“We don’t really work with inspirations, we work with color,” Sander Lak underlined backstage after his mauve, coral, and sea-green spring/summer 18 show. “Once we have all the colors then we know the ingredients,” he continued. “We don’t have a theme so we can really just dive in and make clothes. I find it really freeing.”
Freeing and also fun. Like, audience tapping their feet to “Freedom” as they watched the show fun. And smiling street-cast models fun (Lak plucked one guy off the street and found a girl on Instagram and they both walked their first-ever shows for him). Even Lak’s decision to present the collection in Sies Marjan’s headquarters felt fresh: you watched the clothes process through the sewing machines, workstations, and library of photo books where they had been conceived and constructed.
“I was thinking about home and where that really was, and this is my home” said Lak, standing in front of a wall of taupe, neon yellow, tangerine, and fuchsia fabric rolls. He said he hoped it was novel for the audience to see these clothes that had never before traveled outside of their birthplace. He reminisced about the excitement he used to feel when he first watched fashion shows as a kid. Which was his favorite? “Versace!”

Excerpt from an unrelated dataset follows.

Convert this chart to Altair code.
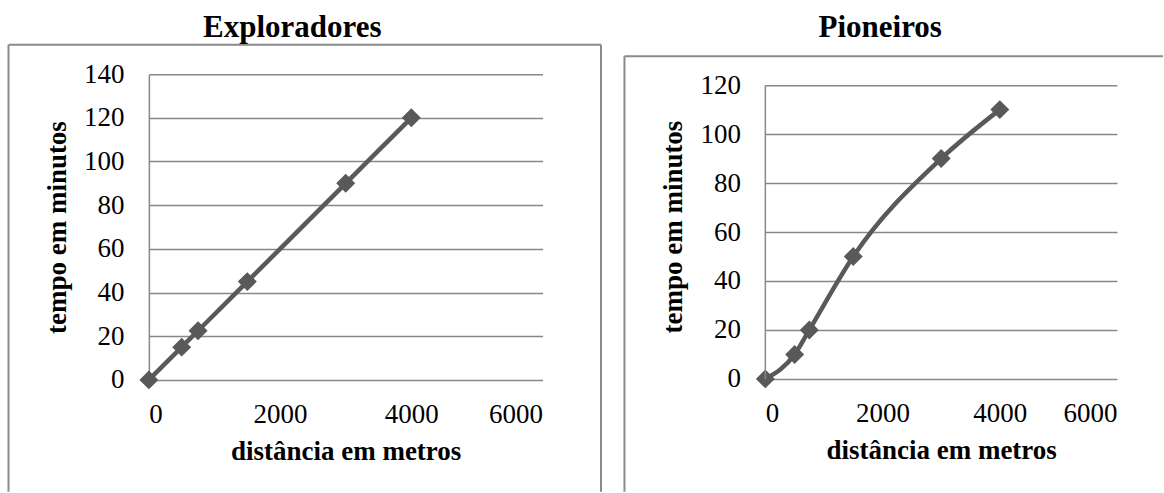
import altair as alt
import pandas as pd

# ---- data ----
expl_dist = [0, 500, 750, 1500, 3000, 4000]
expl_time = [0, 15, 22.5, 45, 90, 120]
pion_dist = [0, 500, 750, 1500, 3000, 4000]
pion_time = [0, 10, 20, 50, 90, 110]

x_ticks = [0, 2000, 4000, 6000]
expl_y_ticks = [0, 20, 40, 60, 80, 100, 120, 140]
pion_y_ticks = [0, 20, 40, 60, 80, 100, 120]

titles = ["Exploradores", "Pioneiros"]
x_title = "distância em metros"
y_title = "tempo em minutos"

# ---- styling ----
FONT = "Liberation Serif"
LINE = "#595959"
GRID = "#888888"
FRAME = "#8a8a8a"


def panel(dist, time, y_ticks, y_top, title, w, h, frame, title_pos, draw_domain):
    df = pd.DataFrame({"d": dist, "t": time})
    x = alt.X("d:Q", scale=alt.Scale(domain=[0, 6000], nice=False),
              axis=alt.Axis(values=x_ticks, format="d", title=x_title,
                            grid=False, domain=False, ticks=False,
                            labelPadding=22, titlePadding=11))
    y = alt.Y("t:Q", scale=alt.Scale(domain=[0, y_top], nice=False),
              axis=alt.Axis(values=y_ticks, format="d", title=y_title,
                            grid=True, domain=draw_domain, ticks=False,
                            labelPadding=25, titlePadding=12))
    base = alt.Chart(df)
    line = base.mark_line(color=LINE, strokeWidth=4.5, interpolate="monotone").encode(x=x, y=y)
    pts = base.mark_point(shape="diamond", filled=True, size=360, color=LINE,
                          opacity=1).encode(x="d:Q", y="t:Q")
    one = alt.Data(values=[{"k": 0}])
    layers = [line, pts]
    if not draw_domain:
        # vertical axis line from the first to the last tick only
        layers.append(alt.Chart(one).mark_rule(color=GRID, strokeWidth=1.5).encode(
            x=alt.value(0), y=alt.datum(y_ticks[0]), y2=alt.datum(y_ticks[-1])))
    for seg in frame:
        enc = {k: alt.value(v) for k, v in seg.items()}
        layers.append(alt.Chart(one).mark_rule(color=FRAME, strokeWidth=2).encode(**enc))
    tdf = pd.DataFrame({"label": [title]})
    layers.append(
        alt.Chart(tdf).mark_text(font=FONT, fontSize=31, fontWeight="bold",
                                 align="center", baseline="alphabetic",
                                 color="black").encode(
            text="label:N", x=alt.value(title_pos[0]), y=alt.value(title_pos[1]))
    )
    return alt.layer(*layers).properties(width=w, height=h)


left = panel(
    expl_dist, expl_time, expl_y_ticks, 140, titles[0], 394, 306,
    frame=[
        {"x": -140.5, "x2": 452.5, "y": -29.5},
        {"x": -140.5, "y": -29.5, "y2": 418},
        {"x": 452.5, "y": -29.5, "y2": 418},
    ],
    title_pos=(143.5, -37),
    draw_domain=True,
)

# right plot: gridline 120 sits 11 px below the left plot's top; the view is
# 305 px tall with 294 px spanning 0..120
right = panel(
    pion_dist, pion_time, pion_y_ticks, 120 * 305 / 294, titles[1], 352, 305,
    frame=[
        {"x": -141, "x2": 398, "y": -18},
        {"x": -141, "y": -18, "y2": 418},
    ],
    title_pos=(115, -37),
    draw_domain=False,
)

chart = alt.hconcat(left, right, spacing=21).properties(
    padding={"left": 7, "top": 12, "right": 0, "bottom": 0},
    background="white",
).configure_view(stroke=None).configure_axis(
    labelFont=FONT, labelFontSize=27, labelColor="black",
    titleFont=FONT, titleFontSize=27, titleFontWeight="bold", titleColor="black",
    gridColor=GRID, gridWidth=1.5, domainColor=GRID, domainWidth=1.5,
    gridOpacity=1,
)

chart.save("out.html", embed_options={"renderer": "svg", "actions": False})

Lak’s palette even resembled an updated, more zippy version of a 90s Donatella outing, say fall/winter 91’s array of tomato, teal, yellow, and violet (and the first time “Freedom” graced a runway). But Lak’s colors are truly all his own and he doubled down on Sies signatures in all-new tones this season. Adjustable-strap silk dresses came in dusty berry tones, there were more scrunched metallic fabrics (a metallic honeycomb trench and a matching copper-oxide shirt-and-pant set), and those brilliant cable-knits returned in a shade something like blackberry ice cream.
But this season came with a twist, literally. Sweaters were swirled around torsos and dresses were gathered in loose bunched ruches (a nod to ugly old-school prom dresses, Lak laughed). “They’re twisted, but it’s not like she’s being pulled,” the designer explained, “There’s still ease, it’s relaxed.” In other words, the collection was still brilliantly fun.